Soul of a Beast
O delírio da alma
Por Vitor Velloso
Durante o Festival de Locarno 2021
O dinamismo e a inquietação de “Soul of a Beast” são estonteantes. Uma montagem veloz, próxima dos personagens, com a música cadenciando essa velocidade e a câmera lenta criando um lirismo de oposição ao caos imagético. Tudo isso toma conta da primeira metade do filme de Lorenz Merz, que surge como um objeto selvagem em meio ao contraste urbano e o delírio animalesco. Nada se mantém firme, em um movimento incessante e hipertérmico as imagens vão se somando de tal maneira que um sentimento labiríntico vai tomando conta do filme. Uma série de experimentações em um zoológico vão desarticulando a narrativa para uma paranoia dos personagens, agarrando-se ao sentimento mais primitivo das reações atravessadas pela droga, medo, desejo e ego.
Mas ao fim dessa empolgação inicial, as referências mais explícitas de Wong Kar-Wai, Dolan e as transições Lynchianas se tornam muletas para um projeto que se abre às sensações mas não consegue encontrar uma base para se apegar. Uma série de apropriações são feitas como meros dispositivos estilísticos nas investidas formais de algumas transas culturais. É um filme que se articula em torno de uma proposta do frenesi dos problemas de seus personagens, sem conseguir expandir essas subjetividades para algo verdadeiramente concreto. O maior problema de “Soul of a Beast” é que seu eurocentrismo cria barreiras para distanciar parte de suas propostas de um exotismo inócuo, instrumentalizado por uma certa histeria libertadora. Quando consegue provocar confusão pela sequência atordoante, é capaz de provocar alguma impressão, mas o repertório parece se encerrar próximo a metade do filme e seus ciclos são manutenções constantes dessas supostas bizarrices narrativas e suas imagens vão perdendo força drasticamente.
De toda forma, o longa insiste na imaterialidade na intenção de reproduzir algum brilhantismo deslocado da primeira metade.

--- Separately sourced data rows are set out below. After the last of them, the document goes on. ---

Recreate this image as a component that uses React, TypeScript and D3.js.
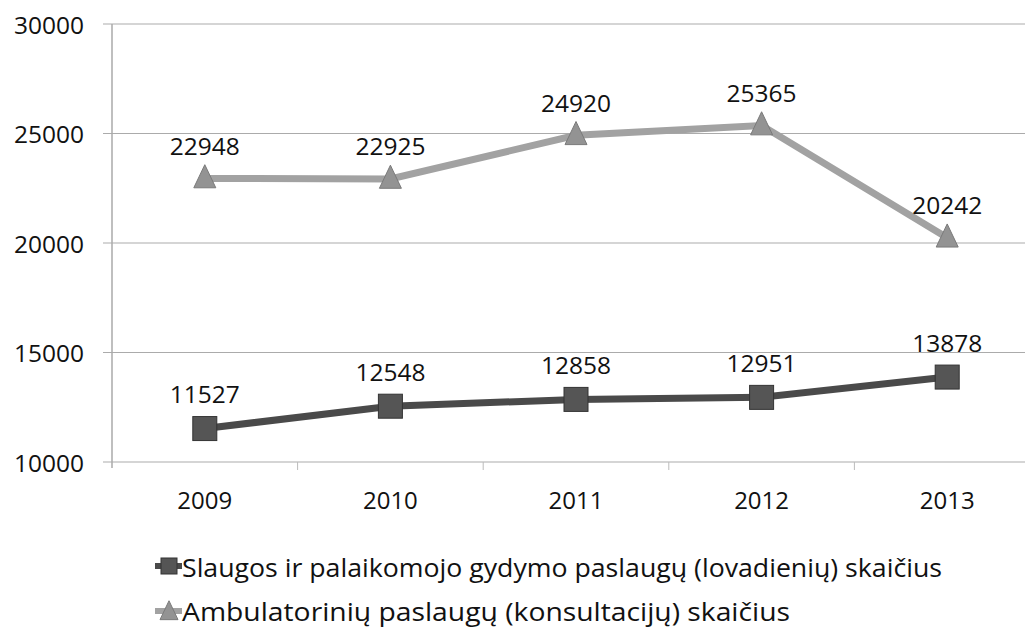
import React from "react";
import * as d3 from "d3";

const years = ["2009", "2010", "2011", "2012", "2013"];
const slaugos = [11527, 12548, 12858, 12951, 13878];
const ambulatoriniu = [22948, 22925, 24920, 25365, 20242];
const yTicks = [10000, 15000, 20000, 25000, 30000];
const seriesNames = [
  "Slaugos ir palaikomojo gydymo paslaugų (lovadienių) skaičius",
  "Ambulatorinių paslaugų (konsultacijų) skaičius",
];

const W = 1025;
const H = 642;
const left = 112;
const right = 1040;
const top = 24;
const bottom = 462;
const font = "'Open Sans', sans-serif";

export default function App() {
  const x = d3.scaleBand<string>().domain(years).range([left, right]);
  const y = d3.scaleLinear().domain([10000, 30000]).range([bottom, top]);
  const cx = (d: string) => (x(d) as number) + x.bandwidth() / 2;
  const line = d3
    .line<number>()
    .x((_, i) => cx(years[i]))
    .y((v) => y(v));

  const tri = (px: number, py: number, s: number) =>
    `M${px},${py - s * 1.25} L${px + s},${py + s * 0.85} L${px - s},${py + s * 0.85} Z`;

  return (
    <svg
      width={W}
      height={H}
      style={{ position: "absolute", left: 0, top: 0, background: "#fff" }}
    >
      <rect x={0} y={0} width={W} height={H} fill="#fff" />
      {yTicks.map((t) => (
        <g key={t}>
          <line x1={left - 9} x2={right} y1={y(t)} y2={y(t)} stroke="#ababab" strokeWidth={1.2} />
          <text
            x={84}
            y={y(t)}
            textAnchor="end"
            dominantBaseline="central"
            fontFamily={font}
            fontSize={24.5}
            fill="#111"
          >
            {t}
          </text>
        </g>
      ))}
      <line x1={left} x2={left} y1={top} y2={bottom + 6} stroke="#aaa" strokeWidth={1.5} />
      {years.map((yr) => (
        <g key={yr}>
          <line
            x1={(x(yr) as number) + x.bandwidth()}
            x2={(x(yr) as number) + x.bandwidth()}
            y1={bottom}
            y2={bottom + 8}
            stroke="#bbb"
          />
          <text
            x={cx(yr)}
            y={499}
            textAnchor="middle"
            dominantBaseline="central"
            fontFamily={font}
            fontSize={24}
            fill="#111"
          >
            {yr}
          </text>
        </g>
      ))}

      {/* series 2 (triangles) */}
      <path d={line(ambulatoriniu) || ""} fill="none" stroke="#a2a2a2" strokeWidth={7} />
      {ambulatoriniu.map((v, i) => (
        <g key={"a" + i}>
          <path d={tri(cx(years[i]), y(v), 11)} fill="#939393" stroke="#7a7a7a" strokeWidth={1} />
          <text
            x={cx(years[i])}
            y={y(v) - 33}
            textAnchor="middle"
            dominantBaseline="central"
            fontFamily={font}
            fontSize={24.5}
            fill="#111"
          >
            {v}
          </text>
        </g>
      ))}

      {/* series 1 (squares) */}
      <path d={line(slaugos) || ""} fill="none" stroke="#4a4a4a" strokeWidth={7} />
      {slaugos.map((v, i) => (
        <g key={"s" + i}>
          <rect
            x={cx(years[i]) - 12}
            y={y(v) - 12}
            width={24}
            height={24}
            fill="#555"
            stroke="#333"
            strokeWidth={1}
          />
          <text
            x={cx(years[i])}
            y={y(v) - 35}
            textAnchor="middle"
            dominantBaseline="central"
            fontFamily={font}
            fontSize={24.5}
            fill="#111"
          >
            {v}
          </text>
        </g>
      ))}

      {/* legend */}
      <g>
        <line x1={155} x2={182} y1={566} y2={566} stroke="#4a4a4a" strokeWidth={6} />
        <rect x={161} y={558} width={16} height={16} fill="#555" stroke="#333" />
        <text x={182} y={567} dominantBaseline="central" fontFamily={font} fontSize={25} fill="#111" textLength={760} lengthAdjust="spacingAndGlyphs">
          {seriesNames[0]}
        </text>
        <line x1={155} x2={182} y1={611} y2={611} stroke="#a2a2a2" strokeWidth={6} />
        <path d={tri(169, 612, 9)} fill="#939393" stroke="#7a7a7a" />
        <text x={182} y={611} dominantBaseline="central" fontFamily={font} fontSize={25} fill="#111" textLength={608} lengthAdjust="spacingAndGlyphs">
          {seriesNames[1]}
        </text>
      </g>
    </svg>
  );
}
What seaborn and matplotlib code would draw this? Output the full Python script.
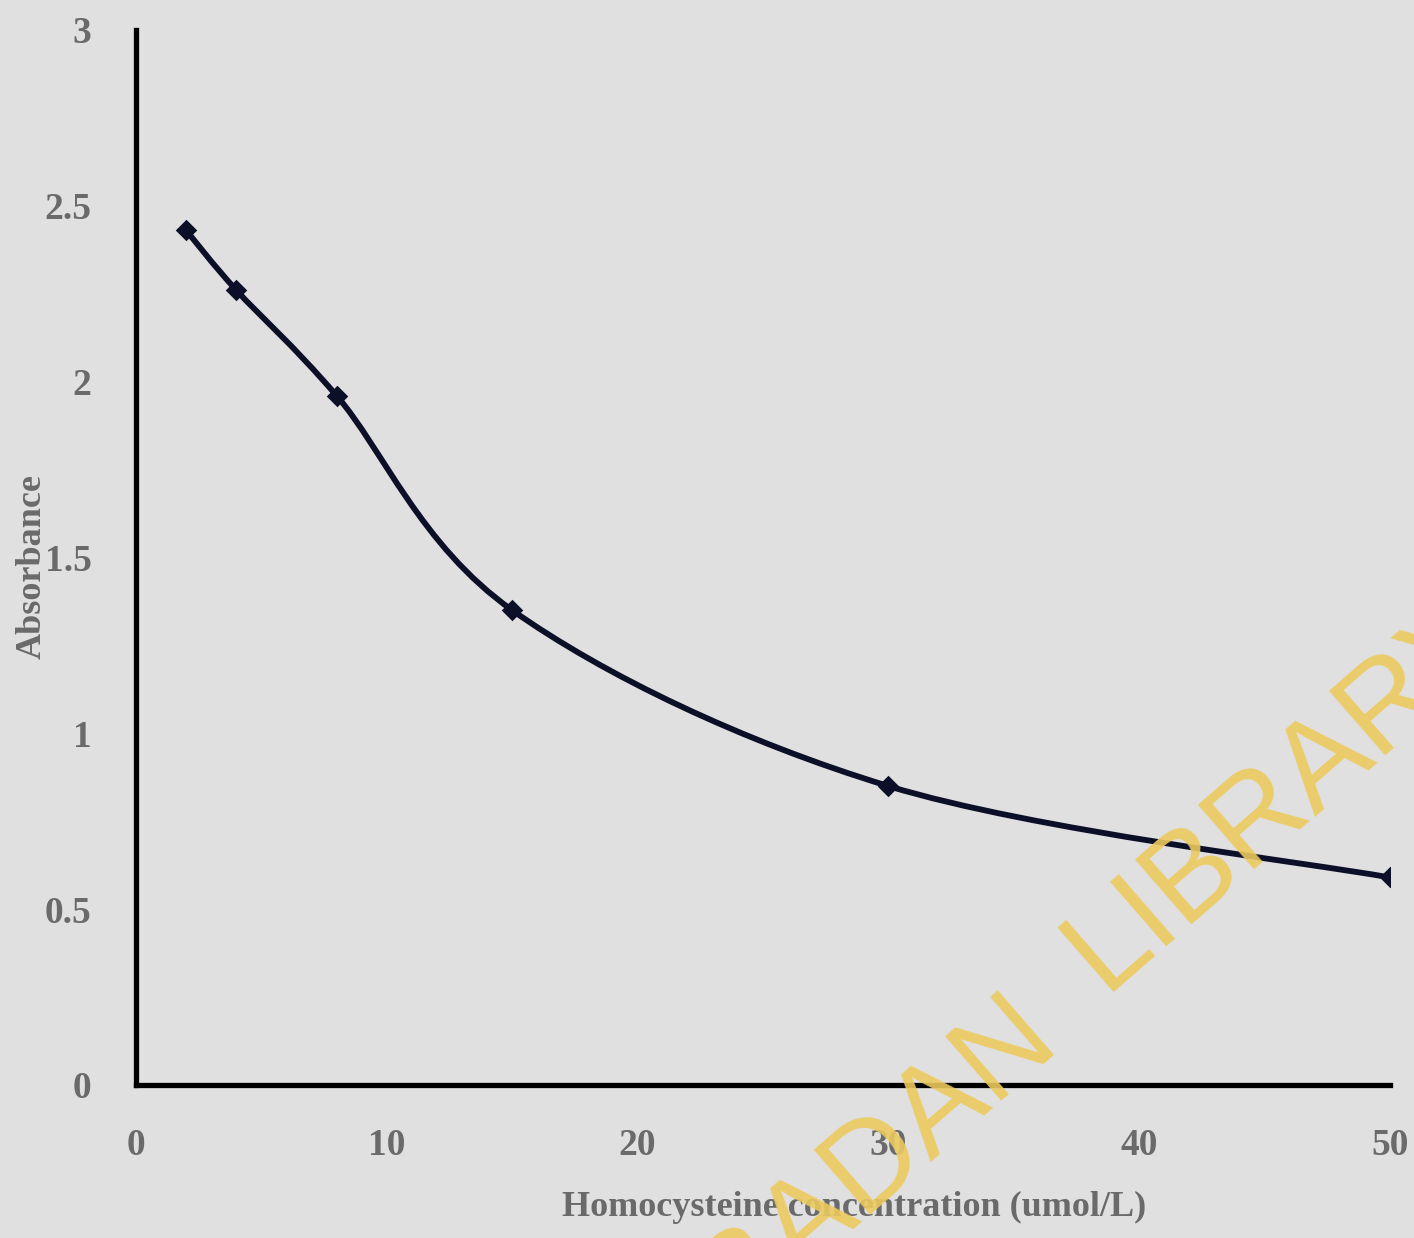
import numpy as np
import pandas as pd
import matplotlib
matplotlib.use("Agg")
import matplotlib.pyplot as plt
from matplotlib.path import Path
from matplotlib.patches import PathPatch
import seaborn as sns

# ---- data ----
concentration = [2, 4, 8, 15, 30, 50]
absorbance = [2.43, 2.26, 1.96, 1.35, 0.85, 0.59]
x_ticks = [0, 10, 20, 30, 40, 50]
x_tick_labels = ["0", "10", "20", "30", "40", "50"]
y_ticks = [0, 0.5, 1, 1.5, 2, 2.5, 3]
y_tick_labels = ["0", "0.5", "1", "1.5", "2", "2.5", "3"]
x_label = "Homocysteine concentration (umol/L)"
y_label = "Absorbance"
watermark_left = "UNIVERSITY OF IBADAN"
watermark_right = "LIBRARY"

df = pd.DataFrame({"conc": concentration, "abs": absorbance})

sns.set_theme(style="white")
plt.rcParams["font.family"] = ["Liberation Serif", "DejaVu Serif"]

BG = "#e0e0e0"
LINE = "#0b1028"
TXT = "#6a6a6a"

fig = plt.figure(figsize=(14.14, 12.38), dpi=100, facecolor=BG)
ax = fig.add_axes([0.0962, 0.1236, 0.8868, 0.8522])
ax.set_facecolor(BG)

# smoothed curve (Excel-style smoothing through the data points)
pts = np.column_stack([df["conc"].to_numpy(float), df["abs"].to_numpy(float)])
verts = [tuple(pts[0])]
codes = [Path.MOVETO]
n = len(pts)
for i in range(n - 1):
    p0 = pts[i - 1] if i > 0 else pts[i]
    p1 = pts[i]
    p2 = pts[i + 1]
    p3 = pts[i + 2] if i + 2 < n else pts[i + 1]
    c1 = p1 + (p2 - p0) / 6.0
    c2 = p2 - (p3 - p1) / 6.0
    verts += [tuple(c1), tuple(c2), tuple(p2)]
    codes += [Path.CURVE4] * 3
ax.add_patch(PathPatch(Path(verts, codes), facecolor="none", edgecolor=LINE,
                       lw=4.2, capstyle="round", joinstyle="round", zorder=3))

sns.scatterplot(data=df, x="conc", y="abs", marker="D", s=120, color=LINE,
                edgecolor=LINE, linewidth=0, ax=ax, zorder=4, legend=False)

ax.set_xlim(0, 50)
ax.set_ylim(0, 3)
ax.set_xticks(x_ticks)
ax.set_xticklabels(x_tick_labels)
ax.set_yticks(y_ticks)
ax.set_yticklabels(y_tick_labels)

for s in ["top", "right"]:
    ax.spines[s].set_visible(False)
for s in ["left", "bottom"]:
    ax.spines[s].set_color("black")
    ax.spines[s].set_linewidth(3.8)

ax.tick_params(axis="both", which="major", direction="out", length=6, width=3,
               color="black", labelcolor=TXT, labelsize=27)
ax.tick_params(axis="x", pad=25)
ax.tick_params(axis="y", pad=26)
for lab in ax.get_xticklabels() + ax.get_yticklabels():
    lab.set_fontweight("bold")

ax.set_xlabel(x_label, fontsize=26, fontweight="bold", color=TXT)
ax.set_ylabel(y_label, fontsize=26, fontweight="bold", color=TXT)
ax.xaxis.set_label_coords(0.573, -0.100)
ax.yaxis.set_label_coords(-0.070, 0.491)

# watermark
ang = 41
wm_kw = dict(rotation=ang, rotation_mode="anchor", va="baseline", fontsize=90,
             color="#ecca5e", alpha=0.9, family=["Liberation Sans"], zorder=10)
fig.text(1062 / 1414, 1 - 1048 / 1238, watermark_left, ha="right", **wm_kw)
fig.text(1104 / 1414, 1 - 992 / 1238, watermark_right, ha="left", **wm_kw)

fig.savefig("out.png", dpi=100, facecolor=BG)
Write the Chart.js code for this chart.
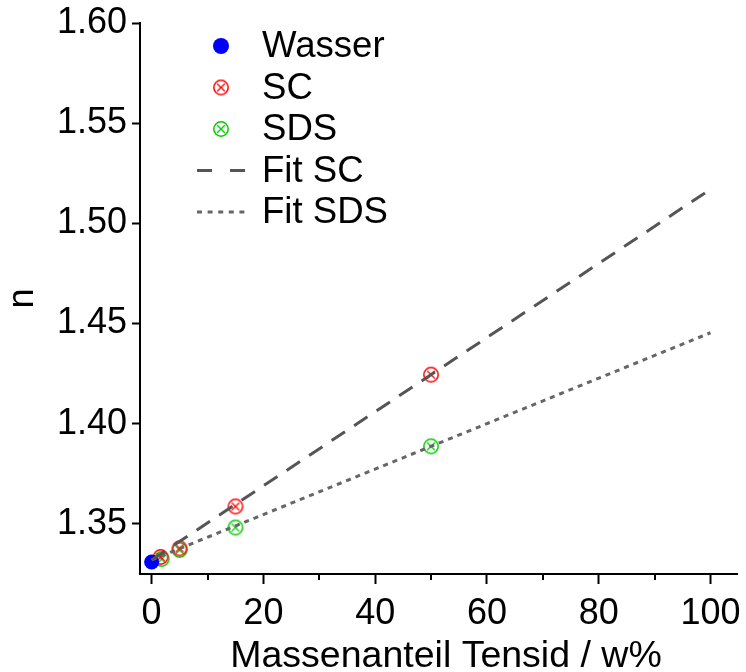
<!DOCTYPE html>
<html>
<head>
<meta charset="utf-8">
<script src="https://cdn.jsdelivr.net/npm/chart.js@4.4.0/dist/chart.umd.min.js"></script>
<style>
  html, body { margin: 0; padding: 0; background: #fff; }
  #chart { display: block; }
</style>
</head>
<body>
<canvas id="chart" width="746" height="672"></canvas>
<script>
// refractive index vs. surfactant mass fraction
const waterX = [0];
const waterN = [1.331];

const scX = [1.6, 5, 15, 50];
const scN = [1.3335, 1.3378, 1.3587, 1.4245];

const sdsX = [1.8, 5, 15, 50];
const sdsN = [1.3325, 1.3370, 1.3482, 1.3887];

const fitX = [0, 100];
const fitSC = [1.332, 1.517];
const fitSDS = [1.332, 1.4454];

const xTicks = [0, 20, 40, 60, 80, 100];
const yTicks = [1.35, 1.40, 1.45, 1.50, 1.55, 1.60];

const xTitle = 'Massenanteil Tensid / w%';

const FONT = "'Liberation Sans', Arial, Helvetica, sans-serif";
Chart.defaults.font.family = FONT;
Chart.defaults.font.size = 36;
Chart.defaults.color = '#000';

const pts = (xs, ys) => xs.map((x, i) => ({ x: x, y: ys[i] }));

// open circle with an x inside
function crossedCircle(color) {
  const c = document.createElement('canvas');
  c.width = 18;
  c.height = 18;
  const g = c.getContext('2d');
  g.strokeStyle = color;
  g.lineWidth = 1.5;
  g.beginPath();
  g.arc(9, 9, 7.2, 0, Math.PI * 2);
  g.stroke();
  g.lineWidth = 1.3;
  g.beginPath();
  g.moveTo(5.2, 5.2); g.lineTo(12.8, 12.8);
  g.moveTo(12.8, 5.2); g.lineTo(5.2, 12.8);
  g.stroke();
  return c;
}

const scMarker = crossedCircle('#ff0000');
const sdsMarker = crossedCircle('#00cc00');

// minor ticks halfway between the labelled x ticks, plus the x title
const xAxisExtras = {
  id: 'xAxisExtras',
  afterDraw(chart) {
    const sx = chart.scales.x;
    const ctx = chart.ctx;
    const y0 = chart.chartArea.bottom;
    ctx.save();
    ctx.strokeStyle = '#000';
    ctx.lineWidth = 2;
    for (let i = 0; i < xTicks.length - 1; i++) {
      const px = Math.round(sx.getPixelForValue((xTicks[i] + xTicks[i + 1]) / 2));
      ctx.beginPath();
      ctx.moveTo(px, y0);
      ctx.lineTo(px, y0 + 6);
      ctx.stroke();
    }
    ctx.font = '37.5px ' + FONT;
    ctx.fillStyle = '#000';
    ctx.textAlign = 'center';
    ctx.textBaseline = 'alphabetic';
    ctx.fillText(xTitle, (sx.left + sx.right) / 2 + 7.5, 667);
    ctx.restore();
  }
};

// legend drawn inside the plot area
const insetLegend = {
  id: 'insetLegend',
  afterDraw(chart) {
    const ctx = chart.ctx;
    const symX = 221;
    const textX = 262;
    const top = 46;
    const step = 41.5;
    ctx.save();
    ctx.font = '36.6px ' + FONT;
    ctx.fillStyle = '#000';
    ctx.textBaseline = 'middle';
    chart.data.datasets.forEach((ds, i) => {
      const y = top + i * step;
      if (ds.showLine) {
        ctx.save();
        ctx.strokeStyle = ds.borderColor;
        ctx.lineWidth = ds.borderWidth;
        ctx.setLineDash(ds.legendDash);
        ctx.beginPath();
        ctx.moveTo(symX - 24, y);
        ctx.lineTo(symX + 24, y);
        ctx.stroke();
        ctx.restore();
      } else if (ds.pointStyle === 'circle') {
        ctx.fillStyle = ds.backgroundColor;
        ctx.beginPath();
        ctx.arc(symX, y, 8, 0, Math.PI * 2);
        ctx.fill();
        ctx.fillStyle = '#000';
      } else {
        Chart.helpers.drawPoint(ctx, {
          pointStyle: ds.pointStyle,
          radius: ds.pointRadius,
          borderWidth: 0,
          rotation: 0
        }, symX, y);
      }
      ctx.fillText(ds.label, textX, y + 1);
    });
    ctx.restore();
  }
};

new Chart(document.getElementById('chart'), {
  type: 'scatter',
  data: {
    datasets: [
      {
        label: 'Wasser',
        data: pts(waterX, waterN),
        pointStyle: 'circle',
        pointRadius: 7.5,
        backgroundColor: '#0000ff',
        borderColor: '#0000ff',
        borderWidth: 0,
        order: 1
      },
      {
        label: 'SC',
        data: pts(scX, scN),
        pointStyle: scMarker,
        pointRadius: 8,
        order: 1
      },
      {
        label: 'SDS',
        data: pts(sdsX, sdsN),
        pointStyle: sdsMarker,
        pointRadius: 8,
        order: 1
      },
      {
        label: 'Fit SC',
        data: pts(fitX, fitSC),
        showLine: true,
        pointRadius: 0,
        borderColor: '#555555',
        borderWidth: 3,
        borderDash: [16, 11],
        legendDash: [15, 18],
        order: 0
      },
      {
        label: 'Fit SDS',
        data: pts(fitX, fitSDS),
        showLine: true,
        pointRadius: 0,
        borderColor: '#666666',
        borderWidth: 3,
        borderDash: [5, 5],
        legendDash: [5, 5.6],
        order: 0
      }
    ]
  },
  options: {
    responsive: false,
    devicePixelRatio: 1,
    animation: false,
    layout: { padding: { top: 23, right: 3, left: 0, bottom: 0 } },
    plugins: {
      legend: { display: false },
      tooltip: { enabled: false }
    },
    scales: {
      x: {
        type: 'linear',
        min: -2.08,
        max: 104.75,
        afterBuildTicks: s => { s.ticks = xTicks.map(v => ({ value: v })); },
        afterFit: s => { s.height = 98; s.paddingLeft = 0; s.paddingRight = 0; },
        grid: {
          drawOnChartArea: false,
          drawTicks: true,
          tickLength: 10,
          tickWidth: 2,
          tickColor: '#000'
        },
        border: { display: true, color: '#000', width: 2 },
        ticks: { padding: 8, maxRotation: 0, callback: v => String(v) },
        title: { display: false }
      },
      y: {
        type: 'linear',
        min: 1.325,
        max: 1.60,
        afterBuildTicks: s => { s.ticks = yTicks.map(v => ({ value: v })); },
        afterFit: s => { s.width = 140; s.paddingTop = 0; s.paddingBottom = 0; },
        grid: {
          drawOnChartArea: false,
          drawTicks: true,
          tickLength: 8,
          tickWidth: 2,
          tickColor: '#000'
        },
        border: { display: true, color: '#000', width: 2 },
        ticks: { padding: 5, callback: v => v.toFixed(2) },
        title: {
          display: true,
          text: 'n',
          font: { size: 36 },
          padding: { top: 1, bottom: 0 }
        }
      }
    }
  },
  plugins: [xAxisExtras, insetLegend]
});
</script>
</body>
</html>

É limitado em suas apropriações, utiliza-se de espadas samurais como descreve a Guatemala, sem um objetivo claro, apenas o exotismo primário do velho eurocentrismo. É fácil se perder em meio ao “enigmatismo” dos personagens e da viagem lisérgica de um irracionalismo operante, com alguns furtos dos cinemas periféricos, o filme vai se moldando como um projeto que tem um potencial forte para erguer uma boa estrutura caótica, mas sempre cai na mesmice. Até mesmo quando propõe o surto da burguesia em seus rituais esotéricos, com um desfecho violento a la David Cronenberg, o fetiche impera nessas resoluções imediatas e pragmáticas. É contra o consenso burocrático do grande mercado, porém caminha de mão dada com as necessidades de apropriação internacionalista.
“Soul of a Beast” possui um drama central entre Gabriel e Jamie que é honesto o suficiente para segurar as pontas das relações entre os demais personagens, ainda que não consiga desenvolver seus tópicos sem as muletas formais que sempre retornam como forças “orgânicas” de seus personagens, impulsos irracionais que os levam à situações limítrofes, que só funcionam a partir da montagem, que é capaz de fragmentar a representação em tempos e espaços transeuntes. Nessa esteira da mutação permanente, algum discurso político é introduzido como conotação majoritária da incapacidade de lidar com as mudanças. Manifestações explodem, o mundo parece ruir e a violência é a única manifestação possível em meio ao caos, um embate entre o Estado e parte da sociedade. Mas até aqui, existe a mitificação dessas representações, o povo surge como uma população “transgressora”, que transa na barbárie das ruínas institucionais. O motor dessa descentralização é tão utópico quanto as formulações dessa narrativa que não se encontra, tentando provocar sentimentos e perdendo vigor com a progressão.
A visceralidade encontrada em lampejos breves de cenas isoladas, dá lugar ao vácuo dessa crença no lirismo poético da burguesia em declínio junto às estruturas do planeta, o sonho catalítico das potências é a organização da unicidade cósmica a partir de um anti-naturalismo paisagístico, uma retórica orgânica para a matéria. Na falta de expressão, recorre ao exotismo e finda no mesmo imbróglio intelectual do cinema europeu contemporâneo. “Soul of a Beast” possui um início tão frenético que esconde inicialmente a herança demagoga de uma classe que não compreende a origem de seus próprios fetiches. A cena do zoológico é como um retorno primitivo às bases desses corpos em um plano espiritual. Quando adicionamos a matéria na representação, é possível lembrar que o cinema brasileiro encerrou o assunto nas periferias já na década de 70-80.